Prompt:
Output the material below in its entirety, exactly as given.

Supplied material:
====

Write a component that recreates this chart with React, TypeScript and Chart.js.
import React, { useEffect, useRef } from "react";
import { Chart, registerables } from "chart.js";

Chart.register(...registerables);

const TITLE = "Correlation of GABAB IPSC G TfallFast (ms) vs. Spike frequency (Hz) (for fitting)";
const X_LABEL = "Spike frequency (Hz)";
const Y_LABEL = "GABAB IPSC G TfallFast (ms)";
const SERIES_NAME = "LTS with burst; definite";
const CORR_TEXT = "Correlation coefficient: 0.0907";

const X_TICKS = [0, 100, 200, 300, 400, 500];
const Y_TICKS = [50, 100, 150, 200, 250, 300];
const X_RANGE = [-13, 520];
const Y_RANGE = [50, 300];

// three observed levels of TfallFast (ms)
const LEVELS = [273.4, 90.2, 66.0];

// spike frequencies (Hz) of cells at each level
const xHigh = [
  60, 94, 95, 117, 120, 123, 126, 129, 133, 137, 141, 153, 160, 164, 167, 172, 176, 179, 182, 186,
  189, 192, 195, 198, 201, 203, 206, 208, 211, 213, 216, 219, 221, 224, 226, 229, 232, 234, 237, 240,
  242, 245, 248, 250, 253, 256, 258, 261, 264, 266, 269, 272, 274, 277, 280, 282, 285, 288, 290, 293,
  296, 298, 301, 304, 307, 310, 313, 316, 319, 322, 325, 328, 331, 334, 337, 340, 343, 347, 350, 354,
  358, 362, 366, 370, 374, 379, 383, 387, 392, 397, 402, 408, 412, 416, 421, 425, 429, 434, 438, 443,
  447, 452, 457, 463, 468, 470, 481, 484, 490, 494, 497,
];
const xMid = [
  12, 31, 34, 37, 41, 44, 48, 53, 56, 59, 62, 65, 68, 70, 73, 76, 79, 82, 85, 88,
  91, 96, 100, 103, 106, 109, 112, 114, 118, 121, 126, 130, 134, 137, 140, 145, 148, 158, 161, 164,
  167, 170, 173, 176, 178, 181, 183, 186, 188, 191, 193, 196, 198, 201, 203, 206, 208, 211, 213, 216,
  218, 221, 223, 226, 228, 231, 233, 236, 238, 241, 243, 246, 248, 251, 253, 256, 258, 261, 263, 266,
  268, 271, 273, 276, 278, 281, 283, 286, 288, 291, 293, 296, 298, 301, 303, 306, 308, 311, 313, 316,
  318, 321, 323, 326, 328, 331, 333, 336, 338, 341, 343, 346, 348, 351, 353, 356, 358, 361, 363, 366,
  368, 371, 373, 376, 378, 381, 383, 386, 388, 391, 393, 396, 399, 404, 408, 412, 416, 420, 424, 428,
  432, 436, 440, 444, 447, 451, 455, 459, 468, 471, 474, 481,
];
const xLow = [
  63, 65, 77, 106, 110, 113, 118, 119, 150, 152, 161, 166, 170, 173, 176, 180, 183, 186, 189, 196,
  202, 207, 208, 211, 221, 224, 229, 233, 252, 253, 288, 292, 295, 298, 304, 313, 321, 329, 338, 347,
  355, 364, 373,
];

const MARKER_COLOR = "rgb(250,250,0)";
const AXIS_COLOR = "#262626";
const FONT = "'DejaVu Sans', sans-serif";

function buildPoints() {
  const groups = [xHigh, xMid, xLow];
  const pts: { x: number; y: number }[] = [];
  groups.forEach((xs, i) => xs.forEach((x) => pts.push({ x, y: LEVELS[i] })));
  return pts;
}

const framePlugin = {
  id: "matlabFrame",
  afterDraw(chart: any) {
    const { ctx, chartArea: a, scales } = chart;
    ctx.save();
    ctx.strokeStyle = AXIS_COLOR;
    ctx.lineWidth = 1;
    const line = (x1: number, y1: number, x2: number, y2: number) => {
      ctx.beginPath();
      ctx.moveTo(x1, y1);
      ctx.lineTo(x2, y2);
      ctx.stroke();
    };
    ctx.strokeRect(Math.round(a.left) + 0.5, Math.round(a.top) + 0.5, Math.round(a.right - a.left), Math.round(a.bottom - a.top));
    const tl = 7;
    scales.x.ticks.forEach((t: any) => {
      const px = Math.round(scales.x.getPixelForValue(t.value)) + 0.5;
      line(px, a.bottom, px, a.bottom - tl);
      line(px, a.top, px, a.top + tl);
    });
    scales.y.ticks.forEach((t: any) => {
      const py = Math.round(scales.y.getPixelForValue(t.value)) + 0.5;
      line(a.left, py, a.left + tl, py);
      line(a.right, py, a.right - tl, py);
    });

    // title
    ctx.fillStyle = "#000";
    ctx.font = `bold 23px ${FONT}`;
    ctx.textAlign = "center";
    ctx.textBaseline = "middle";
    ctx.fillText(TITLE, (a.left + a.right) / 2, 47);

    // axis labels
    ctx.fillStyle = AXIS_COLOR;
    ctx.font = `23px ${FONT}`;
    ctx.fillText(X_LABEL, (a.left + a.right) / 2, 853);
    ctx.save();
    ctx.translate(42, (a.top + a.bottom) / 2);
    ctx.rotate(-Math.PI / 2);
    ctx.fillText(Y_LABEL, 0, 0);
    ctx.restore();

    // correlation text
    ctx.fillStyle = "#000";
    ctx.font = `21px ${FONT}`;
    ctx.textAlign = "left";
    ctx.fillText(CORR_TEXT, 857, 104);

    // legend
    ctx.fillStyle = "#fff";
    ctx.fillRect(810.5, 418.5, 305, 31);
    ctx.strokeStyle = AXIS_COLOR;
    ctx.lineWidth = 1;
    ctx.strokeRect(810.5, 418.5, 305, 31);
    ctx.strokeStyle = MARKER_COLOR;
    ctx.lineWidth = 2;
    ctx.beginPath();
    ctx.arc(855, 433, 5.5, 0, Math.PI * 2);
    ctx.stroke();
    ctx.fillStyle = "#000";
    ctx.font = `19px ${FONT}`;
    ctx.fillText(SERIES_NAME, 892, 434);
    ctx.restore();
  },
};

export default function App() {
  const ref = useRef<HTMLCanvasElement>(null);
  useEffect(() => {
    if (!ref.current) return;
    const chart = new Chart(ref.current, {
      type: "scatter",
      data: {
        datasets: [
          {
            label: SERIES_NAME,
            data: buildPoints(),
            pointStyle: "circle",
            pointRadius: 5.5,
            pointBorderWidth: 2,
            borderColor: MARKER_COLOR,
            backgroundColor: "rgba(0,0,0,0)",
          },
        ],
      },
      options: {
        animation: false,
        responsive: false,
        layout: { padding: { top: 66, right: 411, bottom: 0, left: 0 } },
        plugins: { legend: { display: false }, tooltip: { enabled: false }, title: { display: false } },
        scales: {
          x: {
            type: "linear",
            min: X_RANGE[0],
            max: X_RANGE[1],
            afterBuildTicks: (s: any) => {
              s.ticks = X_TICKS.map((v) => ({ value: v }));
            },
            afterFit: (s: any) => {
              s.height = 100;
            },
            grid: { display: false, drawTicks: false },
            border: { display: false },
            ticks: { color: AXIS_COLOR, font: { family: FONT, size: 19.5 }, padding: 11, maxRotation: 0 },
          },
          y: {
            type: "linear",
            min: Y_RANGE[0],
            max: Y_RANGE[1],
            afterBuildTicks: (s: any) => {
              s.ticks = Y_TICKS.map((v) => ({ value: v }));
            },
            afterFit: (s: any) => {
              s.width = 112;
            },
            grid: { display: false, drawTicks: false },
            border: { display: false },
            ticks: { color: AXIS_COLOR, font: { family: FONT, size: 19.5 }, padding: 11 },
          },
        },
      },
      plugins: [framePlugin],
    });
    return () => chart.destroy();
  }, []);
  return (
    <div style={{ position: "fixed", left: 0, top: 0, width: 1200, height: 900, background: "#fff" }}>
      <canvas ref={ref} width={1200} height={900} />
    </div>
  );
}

====

The response:
Write a component that recreates this chart with React, TypeScript and Chart.js.
import React, { useEffect, useRef } from "react";
import { Chart, registerables } from "chart.js";

Chart.register(...registerables);

const TITLE = "Correlation of GABAB IPSC G TfallFast (ms) vs. Spike frequency (Hz) (for fitting)";
const X_LABEL = "Spike frequency (Hz)";
const Y_LABEL = "GABAB IPSC G TfallFast (ms)";
const SERIES_NAME = "LTS with burst; definite";
const CORR_TEXT = "Correlation coefficient: 0.0907";

const X_TICKS = [0, 100, 200, 300, 400, 500];
const Y_TICKS = [50, 100, 150, 200, 250, 300];
const X_RANGE = [-13, 520];
const Y_RANGE = [50, 300];

// three observed levels of TfallFast (ms)
const LEVELS = [273.4, 90.2, 66.0];

// spike frequencies (Hz) of cells at each level
const xHigh = [
  60, 94, 95, 117, 120, 123, 126, 129, 133, 137, 141, 153, 160, 164, 167, 172, 176, 179, 182, 186,
  189, 192, 195, 198, 201, 203, 206, 208, 211, 213, 216, 219, 221, 224, 226, 229, 232, 234, 237, 240,
  242, 245, 248, 250, 253, 256, 258, 261, 264, 266, 269, 272, 274, 277, 280, 282, 285, 288, 290, 293,
  296, 298, 301, 304, 307, 310, 313, 316, 319, 322, 325, 328, 331, 334, 337, 340, 343, 347, 350, 354,
  358, 362, 366, 370, 374, 379, 383, 387, 392, 397, 402, 408, 412, 416, 421, 425, 429, 434, 438, 443,
  447, 452, 457, 463, 468, 470, 481, 484, 490, 494, 497,
];
const xMid = [
  12, 31, 34, 37, 41, 44, 48, 53, 56, 59, 62, 65, 68, 70, 73, 76, 79, 82, 85, 88,
  91, 96, 100, 103, 106, 109, 112, 114, 118, 121, 126, 130, 134, 137, 140, 145, 148, 158, 161, 164,
  167, 170, 173, 176, 178, 181, 183, 186, 188, 191, 193, 196, 198, 201, 203, 206, 208, 211, 213, 216,
  218, 221, 223, 226, 228, 231, 233, 236, 238, 241, 243, 246, 248, 251, 253, 256, 258, 261, 263, 266,
  268, 271, 273, 276, 278, 281, 283, 286, 288, 291, 293, 296, 298, 301, 303, 306, 308, 311, 313, 316,
  318, 321, 323, 326, 328, 331, 333, 336, 338, 341, 343, 346, 348, 351, 353, 356, 358, 361, 363, 366,
  368, 371, 373, 376, 378, 381, 383, 386, 388, 391, 393, 396, 399, 404, 408, 412, 416, 420, 424, 428,
  432, 436, 440, 444, 447, 451, 455, 459, 468, 471, 474, 481,
];
const xLow = [
  63, 65, 77, 106, 110, 113, 118, 119, 150, 152, 161, 166, 170, 173, 176, 180, 183, 186, 189, 196,
  202, 207, 208, 211, 221, 224, 229, 233, 252, 253, 288, 292, 295, 298, 304, 313, 321, 329, 338, 347,
  355, 364, 373,
];

const MARKER_COLOR = "rgb(250,250,0)";
const AXIS_COLOR = "#262626";
const FONT = "'DejaVu Sans', sans-serif";

function buildPoints() {
  const groups = [xHigh, xMid, xLow];
  const pts: { x: number; y: number }[] = [];
  groups.forEach((xs, i) => xs.forEach((x) => pts.push({ x, y: LEVELS[i] })));
  return pts;
}

const framePlugin = {
  id: "matlabFrame",
  afterDraw(chart: any) {
    const { ctx, chartArea: a, scales } = chart;
    ctx.save();
    ctx.strokeStyle = AXIS_COLOR;
    ctx.lineWidth = 1;
    const line = (x1: number, y1: number, x2: number, y2: number) => {
      ctx.beginPath();
      ctx.moveTo(x1, y1);
      ctx.lineTo(x2, y2);
      ctx.stroke();
    };
    ctx.strokeRect(Math.round(a.left) + 0.5, Math.round(a.top) + 0.5, Math.round(a.right - a.left), Math.round(a.bottom - a.top));
    const tl = 7;
    scales.x.ticks.forEach((t: any) => {
      const px = Math.round(scales.x.getPixelForValue(t.value)) + 0.5;
      line(px, a.bottom, px, a.bottom - tl);
      line(px, a.top, px, a.top + tl);
    });
    scales.y.ticks.forEach((t: any) => {
      const py = Math.round(scales.y.getPixelForValue(t.value)) + 0.5;
      line(a.left, py, a.left + tl, py);
      line(a.right, py, a.right - tl, py);
    });

    // title
    ctx.fillStyle = "#000";
    ctx.font = `bold 23px ${FONT}`;
    ctx.textAlign = "center";
    ctx.textBaseline = "middle";
    ctx.fillText(TITLE, (a.left + a.right) / 2, 47);

    // axis labels
    ctx.fillStyle = AXIS_COLOR;
    ctx.font = `23px ${FONT}`;
    ctx.fillText(X_LABEL, (a.left + a.right) / 2, 853);
    ctx.save();
    ctx.translate(42, (a.top + a.bottom) / 2);
    ctx.rotate(-Math.PI / 2);
    ctx.fillText(Y_LABEL, 0, 0);
    ctx.restore();

    // correlation text
    ctx.fillStyle = "#000";
    ctx.font = `21px ${FONT}`;
    ctx.textAlign = "left";
    ctx.fillText(CORR_TEXT, 857, 104);

    // legend
    ctx.fillStyle = "#fff";
    ctx.fillRect(810.5, 418.5, 305, 31);
    ctx.strokeStyle = AXIS_COLOR;
    ctx.lineWidth = 1;
    ctx.strokeRect(810.5, 418.5, 305, 31);
    ctx.strokeStyle = MARKER_COLOR;
    ctx.lineWidth = 2;
    ctx.beginPath();
    ctx.arc(855, 433, 5.5, 0, Math.PI * 2);
    ctx.stroke();
    ctx.fillStyle = "#000";
    ctx.font = `19px ${FONT}`;
    ctx.fillText(SERIES_NAME, 892, 434);
    ctx.restore();
  },
};

export default function App() {
  const ref = useRef<HTMLCanvasElement>(null);
  useEffect(() => {
    if (!ref.current) return;
    const chart = new Chart(ref.current, {
      type: "scatter",
      data: {
        datasets: [
          {
            label: SERIES_NAME,
            data: buildPoints(),
            pointStyle: "circle",
            pointRadius: 5.5,
            pointBorderWidth: 2,
            borderColor: MARKER_COLOR,
            backgroundColor: "rgba(0,0,0,0)",
          },
        ],
      },
      options: {
        animation: false,
        responsive: false,
        layout: { padding: { top: 66, right: 411, bottom: 0, left: 0 } },
        plugins: { legend: { display: false }, tooltip: { enabled: false }, title: { display: false } },
        scales: {
          x: {
            type: "linear",
            min: X_RANGE[0],
            max: X_RANGE[1],
            afterBuildTicks: (s: any) => {
              s.ticks = X_TICKS.map((v) => ({ value: v }));
            },
            afterFit: (s: any) => {
              s.height = 100;
            },
            grid: { display: false, drawTicks: false },
            border: { display: false },
            ticks: { color: AXIS_COLOR, font: { family: FONT, size: 19.5 }, padding: 11, maxRotation: 0 },
          },
          y: {
            type: "linear",
            min: Y_RANGE[0],
            max: Y_RANGE[1],
            afterBuildTicks: (s: any) => {
              s.ticks = Y_TICKS.map((v) => ({ value: v }));
            },
            afterFit: (s: any) => {
              s.width = 112;
            },
            grid: { display: false, drawTicks: false },
            border: { display: false },
            ticks: { color: AXIS_COLOR, font: { family: FONT, size: 19.5 }, padding: 11 },
          },
        },
      },
      plugins: [framePlugin],
    });
    return () => chart.destroy();
  }, []);
  return (
    <div style={{ position: "fixed", left: 0, top: 0, width: 1200, height: 900, background: "#fff" }}>
      <canvas ref={ref} width={1200} height={900} />
    </div>
  );
}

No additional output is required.